Nach dem Konzert will das Händeschütteln, das Umarmen nicht enden. Unter den Gästen Henryka Tronek, die im Sinfonieorchester des Hessischen Rundfunks einst die 1. Violine spielte, und nach wie vor konzertiert.

Henryka Tronek, einst 1. Violinistin des HR-Sinonieorchesters, war eigens gekommen; Foto: Renate Feyerbacher

Am Eingang des Bockenheimer Depots begrüßt übrigens das Foto des Dirigenten Ricardo M Sahiti die Eintretenden. Es stammt aus dem Buchprojekt „Mare Manuscha – Innenansichten aus Leben und Kultur der Sinti und Roma“ des Frankfurter Fotografen Alexander Paul Englert. Porträtiert wurden Kunstschaffende und Bürgerechtler*innen  aus mehreren europäischen Ländern. Im stadtRaum, Amt für multikulturelle Angelegenheiten in der Mainzer Landstraße 293, sind sie zu sehen.
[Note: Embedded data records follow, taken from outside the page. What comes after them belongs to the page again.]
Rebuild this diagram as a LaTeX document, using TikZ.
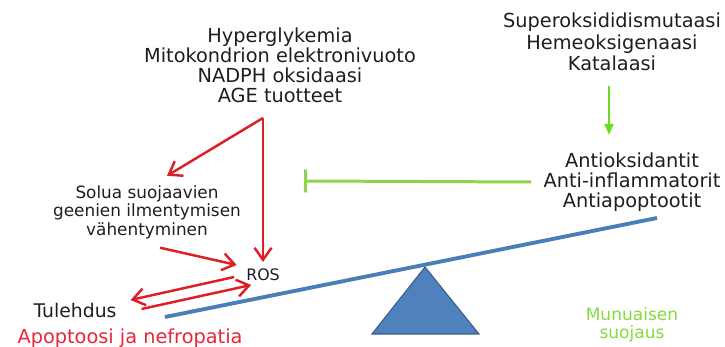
\documentclass[tikz,border=0pt]{standalone}
\usepackage{fontspec}
\setmainfont{DejaVu Sans}
\usetikzlibrary{arrows.meta}

\definecolor{txtgray}{RGB}{30,30,30}
\definecolor{arrowred}{RGB}{222,30,36}
\definecolor{textred}{RGB}{232,38,58}
\definecolor{arrowgreen}{RGB}{102,221,34}
\definecolor{inhgreen}{RGB}{146,208,80}
\definecolor{textgreen}{RGB}{136,218,60}
\definecolor{beamblue}{RGB}{74,126,187}
\definecolor{pivotblue}{RGB}{79,129,189}
\definecolor{pivotedge}{RGB}{56,93,138}

\begin{document}
\begin{tikzpicture}[x=0.02cm, y=-0.02cm,
        every node/.style={inner sep=1pt, text=txtgray, align=center},
        bigtext/.style={font=\fontsize{11}{11.4}\selectfont},
        smalltext/.style={font=\fontsize{9.6}{10.5}\selectfont},
        redarrow/.style={draw=arrowred, line width=1.4pt, -{Straight Barb[length=2.4mm,width=3.4mm]}},
        greenarrow/.style={draw=arrowgreen, line width=1.1pt, -{Triangle[length=2.2mm,width=1.8mm]}},
        inhibit/.style={draw=inhgreen, line width=1.7pt, -{Bar[width=0.46cm]}}]
    \useasboundingbox (0,0) rectangle (725,347);

    % tekstit
    \node[bigtext] (ox) at (280,65) {Hyperglykemia\\Mitokondrion elektronivuoto\\NADPH oksidaasi\\AGE tuotteet};
    \node[bigtext, font=\fontsize{11}{12.2}\selectfont] (enz) at (612,42) {Superoksididismutaasi\\Hemeoksigenaasi\\Katalaasi};
    \node[bigtext, font=\fontsize{11}{11.2}\selectfont] (antiox) at (632,182) {Antioksidantit\\Anti-inflammatorit\\Antiapoptootit};
    \node[smalltext] (solua) at (147,212) {Solua suojaavien\\geenien ilmentymisen\\vähentyminen};
    \node[font=\fontsize{9}{10}\selectfont] (ros) at (263,275) {ROS};
    \node[font=\fontsize{10.7}{12}\selectfont] (tul) at (75,310) {Tulehdus};
    \node[font=\fontsize{11}{12}\selectfont, text=textred] (apop) at (130,338) {Apoptoosi ja nefropatia};
    \node[font=\fontsize{9.7}{10.4}\selectfont, text=textgreen] (munu) at (632,325) {Munuaisen\\suojaus};

    \coordinate (fork) at (263,118);
    \coordinate (bar) at (304,181);

    % vaaka
    \draw[beamblue, line width=2.2pt] (165,317) -- (657,218);
    \filldraw[fill=pivotblue, draw=pivotedge, line width=0.6pt] (425,267) -- (372,334) -- (479,334) -- cycle;

    % nuolet
    \draw[redarrow] (fork) -- ([xshift=0.4cm,yshift=0.15cm]solua.north);
    \draw[redarrow] (fork) -- ([yshift=0.1cm]ros.north -| fork);
    \draw[redarrow] ([xshift=0.26cm,yshift=-0.14cm]solua.south) -- ([xshift=-0.15cm,yshift=0.2cm]ros.west);
    \draw[redarrow] ([xshift=-0.2cm,yshift=-0.04cm]ros.west) -- ([xshift=0.24cm,yshift=0.2cm]tul.east);
    \draw[redarrow] ([xshift=0.46cm,yshift=0.02cm]tul.east) -- ([xshift=0.14cm,yshift=-0.2cm]ros.west);
    \draw[greenarrow, shorten <=0.26cm, shorten >=0.32cm] ([xshift=-0.06cm]enz.south) -- ([xshift=-0.06cm]enz.south |- antiox.north);
    \draw[inhibit] ([xshift=-0.2cm]antiox.west) -- (bar);
\end{tikzpicture}
\end{document}
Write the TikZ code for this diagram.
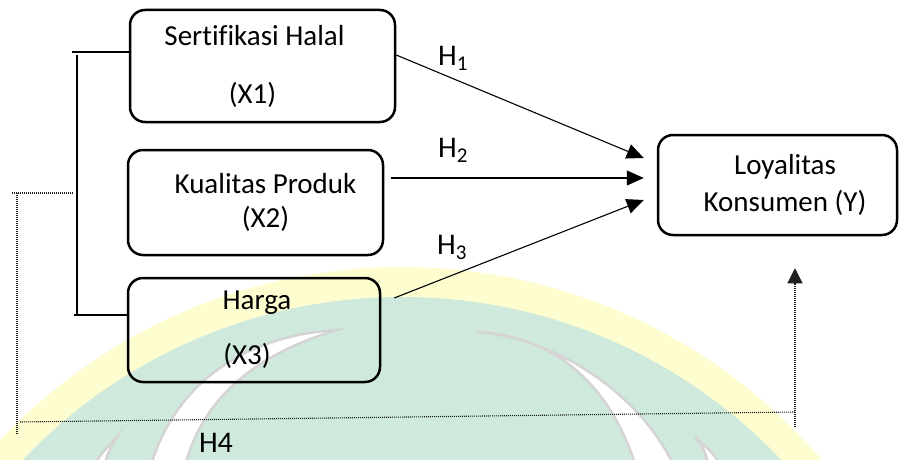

Ricardo M.Sahiti neben dem Foto von P. A. Englert; Foto: Renate Feyerbacher

Das nächste Konzert der Roma und Sinti Philharmoniker findet übrigens am 26. Januar, einen Tag vor der Befreiung des KZ Auschwitz vor 75 Jahren, im Berliner Dom statt. Das „Requiem für Auschwitz“ von Roger Moreno-Rathgeb erinnert daran.